- _Exercise description_
Reproduce the records below in full and without edits, omitting images.

- _Input data_
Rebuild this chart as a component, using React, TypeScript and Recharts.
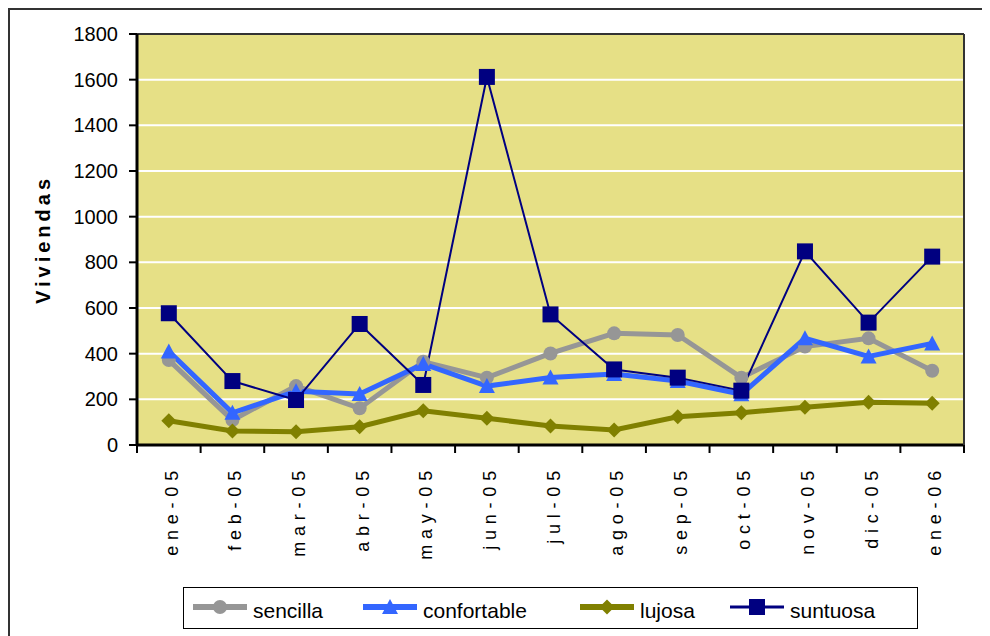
import React from 'react';
import { LineChart, Line, XAxis, YAxis, CartesianGrid, Legend, Label } from 'recharts';

const months = ['ene-05', 'feb-05', 'mar-05', 'abr-05', 'may-05', 'jun-05', 'jul-05', 'ago-05', 'sep-05', 'oct-05', 'nov-05', 'dic-05', 'ene-06'];
const sencilla = [372, 109, 258, 161, 365, 295, 401, 489, 482, 295, 431, 467, 325];
const confortable = [410, 141, 235, 223, 355, 258, 296, 311, 280, 222, 467, 388, 445];
const lujosa = [106, 61, 58, 80, 150, 117, 83, 66, 124, 141, 165, 187, 183];
const suntuosa = [577, 280, 197, 530, 263, 1612, 572, 331, 295, 238, 848, 536, 825];
const yTicks = [0, 200, 400, 600, 800, 1000, 1200, 1400, 1600, 1800];

const FONT = '"Liberation Sans", Arial, sans-serif';

const PLOT_W = 827;
const HALF = PLOT_W / months.length / 2;

const data = months.map((m, i) => ({
  month: m,
  sencilla: sencilla[i],
  confortable: confortable[i],
  lujosa: lujosa[i],
  suntuosa: suntuosa[i],
}));

const series = [
  { key: 'sencilla', color: '#969696', width: 5, shape: 'circle' },
  { key: 'confortable', color: '#3366FF', width: 5, shape: 'triangle' },
  { key: 'lujosa', color: '#808000', width: 5, shape: 'diamond' },
  { key: 'suntuosa', color: '#000080', width: 2, shape: 'square' },
];

const Marker = ({ shape, cx, cy, color }: any) => {
  if (cx == null || cy == null) return null;
  if (shape === 'circle') return <circle cx={cx} cy={cy} r={7} fill={color} />;
  if (shape === 'triangle')
    return <polygon points={`${cx},${cy - 8} ${cx + 8},${cy + 7} ${cx - 8},${cy + 7}`} fill={color} />;
  if (shape === 'diamond')
    return <polygon points={`${cx},${cy - 7.5} ${cx + 7.5},${cy} ${cx},${cy + 7.5} ${cx - 7.5},${cy}`} fill={color} />;
  return <rect x={cx - 8} y={cy - 8} width={16} height={16} fill={color} />;
};

// month label plus the tick marks that sit on the category boundaries
const MonthTick = ({ x, y, payload, index }: any) => {
  const ty = y + 20;
  return (
    <g>
      <line x1={x - HALF} x2={x - HALF} y1={y} y2={y + 8} stroke="#000" strokeWidth={2} />
      {index === months.length - 1 && (
        <line x1={x + HALF} x2={x + HALF} y1={y} y2={y + 8} stroke="#000" strokeWidth={2} />
      )}
      <g transform={`translate(${x + 9}, ${ty}) rotate(-90)`}>
        <text x={0} y={0} textAnchor="end" fill="#000"
          style={{ fontSize: '18px', letterSpacing: '5.8px', fontFamily: FONT }}>
          {payload.value}
        </text>
      </g>
    </g>
  );
};

const legendX = [10, 180, 397, 547];

const renderLegend = () => (
  <svg width={735} height={42} style={{ display: 'block' }}>
    <rect x={0.5} y={0.5} width={734} height={41} fill="#fff" stroke="#000" />
    {series.map((s, i) => (
      <g key={s.key}>
        <line x1={legendX[i]} x2={legendX[i] + 54} y1={20} y2={20} stroke={s.color} strokeWidth={s.width === 2 ? 3 : 6} />
        <Marker shape={s.shape} cx={legendX[i] + 27} cy={20} color={s.color} />
        <text x={legendX[i] + 60} y={31} fontSize={21} fontFamily={FONT} fill="#000">{s.key}</text>
      </g>
    ))}
  </svg>
);

export default function App() {
  return (
    <div style={{
      width: 982, height: 628, boxSizing: 'border-box', overflow: 'hidden', background: '#fff',
      borderTop: '2px solid #333', borderLeft: '2px solid #333', position: 'relative',
    }}>
      <LineChart width={980} height={626} data={data} margin={{ top: 23, right: 25, bottom: 0, left: 0 }}>
        <CartesianGrid fill="#E6E086" fillOpacity={1} stroke="#fff" strokeWidth={2} vertical={false} />
        <XAxis dataKey="month" height={191} tickSize={0} tickMargin={0} tickLine={false}
          padding={{ left: HALF, right: HALF }}
          axisLine={{ stroke: '#000', strokeWidth: 3 }} tick={<MonthTick />} interval={0} />
        <XAxis xAxisId="t" orientation="top" type="number" domain={[0, 1]} height={1}
          tick={false} tickLine={false} axisLine={{ stroke: '#333', strokeWidth: 2 }} />
        <YAxis domain={[0, 1800]} ticks={yTicks} width={127} tickSize={8} tickMargin={11}
          axisLine={{ stroke: '#000', strokeWidth: 3 }} tickLine={{ stroke: '#000', strokeWidth: 2 }}
          tick={{ fontSize: 20, fill: '#000', fontFamily: FONT }}>
          <Label content={({ viewBox }: any) => {
            const lx = viewBox.x + 40;
            const ly = viewBox.y + viewBox.height / 2;
            return (
              <text x={lx} y={ly} transform={`rotate(-90, ${lx}, ${ly})`} textAnchor="middle"
                fontSize={20} fontWeight="bold" letterSpacing={4} fontFamily={FONT} fill="#000">
                Viviendas
              </text>
            );
          }} />
        </YAxis>
        <YAxis yAxisId="r" orientation="right" domain={[0, 1800]} width={1}
          tick={false} tickLine={false} axisLine={{ stroke: '#333', strokeWidth: 2 }} />
        {series.map((s) => (
          <Line key={s.key} type="linear" dataKey={s.key} stroke={s.color} strokeWidth={s.width}
            dot={(p: any) => <Marker key={`${s.key}-${p.index}`} shape={s.shape} cx={p.cx} cy={p.cy} color={s.color} />}
            activeDot={false} isAnimationActive={false} />
        ))}
        <Legend layout="horizontal" verticalAlign="middle" align="center" content={renderLegend}
          wrapperStyle={{ left: 173, top: 577, width: 735, height: 42 }} />
      </LineChart>
    </div>
  );
}
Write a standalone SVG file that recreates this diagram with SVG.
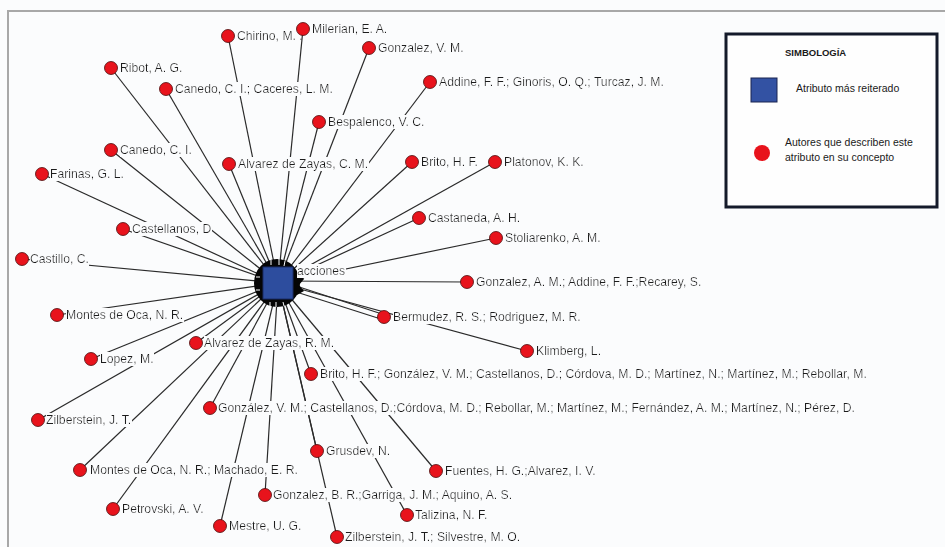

- _Worked answer_
Rebuild this chart as a component, using React, TypeScript and Recharts.
import React from 'react';
import { LineChart, Line, XAxis, YAxis, CartesianGrid, Legend, Label } from 'recharts';

const months = ['ene-05', 'feb-05', 'mar-05', 'abr-05', 'may-05', 'jun-05', 'jul-05', 'ago-05', 'sep-05', 'oct-05', 'nov-05', 'dic-05', 'ene-06'];
const sencilla = [372, 109, 258, 161, 365, 295, 401, 489, 482, 295, 431, 467, 325];
const confortable = [410, 141, 235, 223, 355, 258, 296, 311, 280, 222, 467, 388, 445];
const lujosa = [106, 61, 58, 80, 150, 117, 83, 66, 124, 141, 165, 187, 183];
const suntuosa = [577, 280, 197, 530, 263, 1612, 572, 331, 295, 238, 848, 536, 825];
const yTicks = [0, 200, 400, 600, 800, 1000, 1200, 1400, 1600, 1800];

const FONT = '"Liberation Sans", Arial, sans-serif';

const PLOT_W = 827;
const HALF = PLOT_W / months.length / 2;

const data = months.map((m, i) => ({
  month: m,
  sencilla: sencilla[i],
  confortable: confortable[i],
  lujosa: lujosa[i],
  suntuosa: suntuosa[i],
}));

const series = [
  { key: 'sencilla', color: '#969696', width: 5, shape: 'circle' },
  { key: 'confortable', color: '#3366FF', width: 5, shape: 'triangle' },
  { key: 'lujosa', color: '#808000', width: 5, shape: 'diamond' },
  { key: 'suntuosa', color: '#000080', width: 2, shape: 'square' },
];

const Marker = ({ shape, cx, cy, color }: any) => {
  if (cx == null || cy == null) return null;
  if (shape === 'circle') return <circle cx={cx} cy={cy} r={7} fill={color} />;
  if (shape === 'triangle')
    return <polygon points={`${cx},${cy - 8} ${cx + 8},${cy + 7} ${cx - 8},${cy + 7}`} fill={color} />;
  if (shape === 'diamond')
    return <polygon points={`${cx},${cy - 7.5} ${cx + 7.5},${cy} ${cx},${cy + 7.5} ${cx - 7.5},${cy}`} fill={color} />;
  return <rect x={cx - 8} y={cy - 8} width={16} height={16} fill={color} />;
};

// month label plus the tick marks that sit on the category boundaries
const MonthTick = ({ x, y, payload, index }: any) => {
  const ty = y + 20;
  return (
    <g>
      <line x1={x - HALF} x2={x - HALF} y1={y} y2={y + 8} stroke="#000" strokeWidth={2} />
      {index === months.length - 1 && (
        <line x1={x + HALF} x2={x + HALF} y1={y} y2={y + 8} stroke="#000" strokeWidth={2} />
      )}
      <g transform={`translate(${x + 9}, ${ty}) rotate(-90)`}>
        <text x={0} y={0} textAnchor="end" fill="#000"
          style={{ fontSize: '18px', letterSpacing: '5.8px', fontFamily: FONT }}>
          {payload.value}
        </text>
      </g>
    </g>
  );
};

const legendX = [10, 180, 397, 547];

const renderLegend = () => (
  <svg width={735} height={42} style={{ display: 'block' }}>
    <rect x={0.5} y={0.5} width={734} height={41} fill="#fff" stroke="#000" />
    {series.map((s, i) => (
      <g key={s.key}>
        <line x1={legendX[i]} x2={legendX[i] + 54} y1={20} y2={20} stroke={s.color} strokeWidth={s.width === 2 ? 3 : 6} />
        <Marker shape={s.shape} cx={legendX[i] + 27} cy={20} color={s.color} />
        <text x={legendX[i] + 60} y={31} fontSize={21} fontFamily={FONT} fill="#000">{s.key}</text>
      </g>
    ))}
  </svg>
);

export default function App() {
  return (
    <div style={{
      width: 982, height: 628, boxSizing: 'border-box', overflow: 'hidden', background: '#fff',
      borderTop: '2px solid #333', borderLeft: '2px solid #333', position: 'relative',
    }}>
      <LineChart width={980} height={626} data={data} margin={{ top: 23, right: 25, bottom: 0, left: 0 }}>
        <CartesianGrid fill="#E6E086" fillOpacity={1} stroke="#fff" strokeWidth={2} vertical={false} />
        <XAxis dataKey="month" height={191} tickSize={0} tickMargin={0} tickLine={false}
          padding={{ left: HALF, right: HALF }}
          axisLine={{ stroke: '#000', strokeWidth: 3 }} tick={<MonthTick />} interval={0} />
        <XAxis xAxisId="t" orientation="top" type="number" domain={[0, 1]} height={1}
          tick={false} tickLine={false} axisLine={{ stroke: '#333', strokeWidth: 2 }} />
        <YAxis domain={[0, 1800]} ticks={yTicks} width={127} tickSize={8} tickMargin={11}
          axisLine={{ stroke: '#000', strokeWidth: 3 }} tickLine={{ stroke: '#000', strokeWidth: 2 }}
          tick={{ fontSize: 20, fill: '#000', fontFamily: FONT }}>
          <Label content={({ viewBox }: any) => {
            const lx = viewBox.x + 40;
            const ly = viewBox.y + viewBox.height / 2;
            return (
              <text x={lx} y={ly} transform={`rotate(-90, ${lx}, ${ly})`} textAnchor="middle"
                fontSize={20} fontWeight="bold" letterSpacing={4} fontFamily={FONT} fill="#000">
                Viviendas
              </text>
            );
          }} />
        </YAxis>
        <YAxis yAxisId="r" orientation="right" domain={[0, 1800]} width={1}
          tick={false} tickLine={false} axisLine={{ stroke: '#333', strokeWidth: 2 }} />
        {series.map((s) => (
          <Line key={s.key} type="linear" dataKey={s.key} stroke={s.color} strokeWidth={s.width}
            dot={(p: any) => <Marker key={`${s.key}-${p.index}`} shape={s.shape} cx={p.cx} cy={p.cy} color={s.color} />}
            activeDot={false} isAnimationActive={false} />
        ))}
        <Legend layout="horizontal" verticalAlign="middle" align="center" content={renderLegend}
          wrapperStyle={{ left: 173, top: 577, width: 735, height: 42 }} />
      </LineChart>
    </div>
  );
}
Write a standalone SVG file that recreates this diagram with SVG.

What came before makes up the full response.